Three people died following contact with South Yorkshire Police last year, new figures have revealed.
The force said one case is currently under investigation by police watchdog the IPCC, while the other two cases in 2015/16 found no evidence of officer wrongdoing or misconduct.
One of the deaths was described by the IPCC as ‘an apparent suicide following custody’, with the two others involving a death ‘following police contact’ that resulted in an independent investigation by the watchdog being carried out.
Det Supt Dave Barraclough, from South Yorkshire Police, said: “Of the three cases referred to by the IPCC data in South Yorkshire, all relate to individuals having had recent contact with the force rather than referring to deaths in custody.
“Contact with the force can take many forms – from a phone call through to officers visiting an individual, as well as the more formal arrest and custody procedures.

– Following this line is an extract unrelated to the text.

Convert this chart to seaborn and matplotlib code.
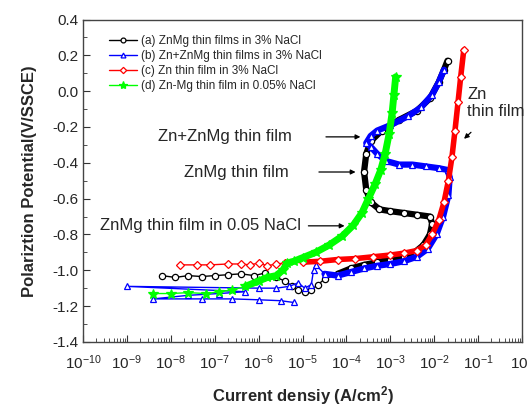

“One case is subject to an ongoing independent investigation and therefore it would not be appropriate to comment further on this.
“Of the other two cases, the IPCC and local investigations found no evidence of officer wrongdoing or misconduct, nor did they identify any areas of learning.
“Our policy is that any person who comes into contact with the force or enters custody is correctly treated in line with the appropriate guidance and approved national practice.
“In the unfortunate event of a death occurring, we always evaluate the IPCC report to establish if there are any lessons to be learned.”
The IPCC said nationally there had been 14 deaths in or following police custody.
The figure is a decrease on the 17 recorded in the 12 months previously.
There were three fatal police shootings, the second highest figure recorded since 2004/05. All are subject to ongoing IPCC investigations.
There were 21 road traffic deaths, an increase of seven on last year, but the number remains lower compared to figures recorded before 2011/12. Thirteen of the deaths were from police pursuit-related incidents.
There were 60 apparent suicides following police custody, compared to 70 recorded the previous year. This is the lowest figure since 2012/13 but remains higher than figures recorded before that year.
The IPCC also investigated 102 other deaths following contact with the police in a wide range of circumstances, up from 43 the previous year.
A spokesman said: “This reflects a substantial increase in the number of independent investigations the IPCC is carrying out, with additional resources, rather than any definite rise in people dying in such circumstances. This category is dependent on the IPCC conducting an independent investigation.
“As in previous years, mental health and links to drugs or alcohol were common factors among many of those who died.
“Of the 60 apparent suicides, 22 of those who died had been arrested for an alleged sexual offence – 17 of these involved offences against children.”